Published in the Ottawa Citizen (www.ottawacitizen.com), December 24, 2008, p. A15
Christmas Eve of 2051
by
Pierre Lemieux
Once upon a time, Santa Claus saw on his GPS that he was flying over Ottawa. It was a warm Christmas night, on Sunday, Dec. 24, 2051. Five kilometres below the sleigh, a soft wind was playing with the palm trees on Parliament Hill.
After all, the first hunch of the environmental movement had been right, and the ecologists had needlessly hedged their bet by changing "global warming" to "climate change." For it was indeed a warmer cycle that Gaia had in store for beingkind -- as they used to say in '51 to avoid the politically incorrect "mankind" and combat the systemic anti-animal discrimination embodied in "humankind."
In 2051, Gilles Duceppe had been drawing his MP pension for more than four decades. He believed he was thus "defending the interests of Québec." He still thought that the state was the best invention since the wheel, lived in a gated retirement community called "The Village," and was happy.
Santa Claus, who had been nationalized in 2020, was now a green woman employed by Gender Canada. Government spokesbeings now talked about "our sex market" and "what's good for our sex," just as people previously used to talk about "our economy." "Our sex has fared very well compared to the global sex crisis," the Minister of Canadian Sex had recently declared, "thanks to smart regulation."
Santa Claus was obese, as pretty much everybody was by 2051. Obesity remained the only permitted sin. Fortunately for Santa Claus, federal law now prohibited chimneys less than five-feet wide.
She was making her usual run through the chimneys of banks, car manufacturers, forestry companies, cantaloupe producers, and all other wards of the state. The most popular gift among CEOs in this Christmas season was the Regulator Ankle Bracelet (informally, "the RAT"): the gadget continuously monitored the person wearing it and sent small electric shocks whenever he would do or say anything illegal. All Canadians were happy.

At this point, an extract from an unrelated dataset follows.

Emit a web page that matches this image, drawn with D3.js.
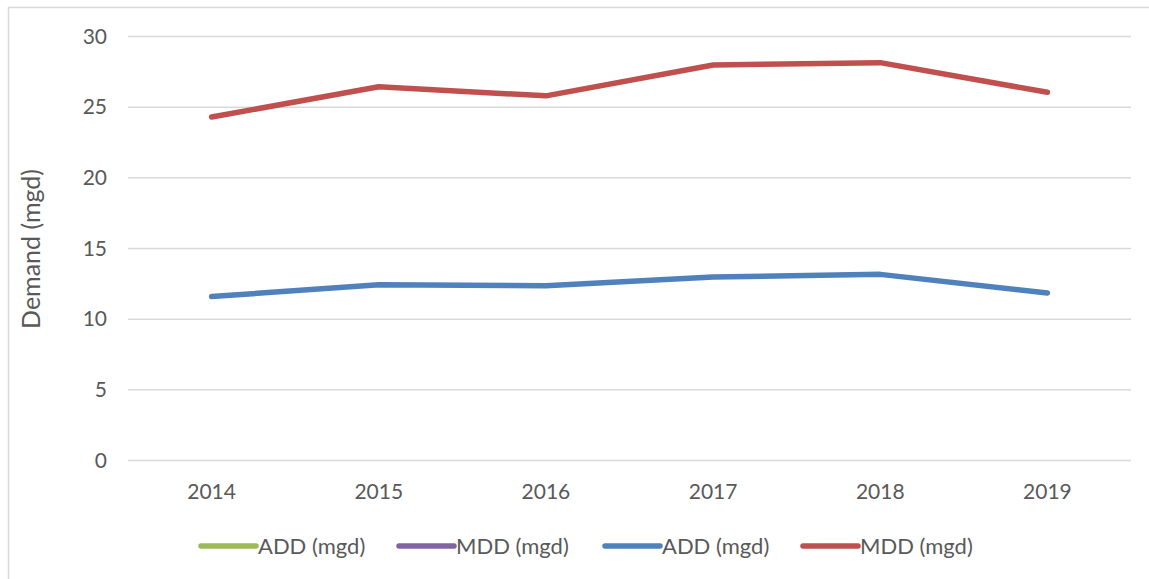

Canadians? By 2051, Canada and the U.S. were closely integrated at the political level. After private guns had been banned and national health insurance established in the U.S., there was no reason to maintain two separate countries. Québec had already been absorbed into Vermont.
Santa Claus was driving a 100-per-cent ethanol sleigh. She didn't have reindeer anymore, for the species had all but disappeared after being put on the endangered species list.
The 2051 Holiday Season was marked by a dramatic shortage of Christmas trees. The director of the CTB (Christmas Tree Board), a state distribution monopoly established after a bailout in one of the latest economic crises, had a good explanation: growing a Christmas tree takes eight years, as long as training a physician, and requires a lot of delicate planning by dedicated politicians and bureaucrats. The Homeland Securities Commission (the single securities regulator created by a Conservative government earlier in the century) was investigating rumours of speculation and Christmas tree hoarding. The president of the PCO (the Permanent Crisis Office, previously known as the Privy Council Office) reassured the population that "a fix for a generation" was in the works.
Starting on Jan. 1, 2052, Christmas trees would officially be called "Statemas trees." Some pundits used their free speech privilege to criticize the decision, and the Conservatives promised, if elected, to alleviate the paperwork burden.
The on-going recession was not helping the Statemas tree shortage. All this mess, assured a PCO report, "is due to deregulation and laissez-faire."
Despite the deep cuts in her budget, Santa Claus was dutifully doing her gift run on that Christmas night of '51.
But there was a little boy at whose house Santa Claus was not going to stop, for his parents had not been good citizens. Little Tony's father was caught smuggling cigarettes, which had been prohibited for two decades. Unconfirmed rumours also circulated that guns had been seen at the family farm. To make everything worse, little Tony had asked Santa Claus for a toy gun.
His parents were duly sanctioned. The family regulator revoked their parenting licence. "In the best interest of the child," however, the SS (Social Services) did not cancel the child registration certificate, allowing little Tony's hapless parents to keep their son.
It was a wise and kind decision from our nice social and democratic state. Nobody could have complained anyway since the modernization of the hate literature sections in the Criminal Code. Violence had been abolished by law -- except of course to enforce the law -- and everybody loved everybody. They had no choice.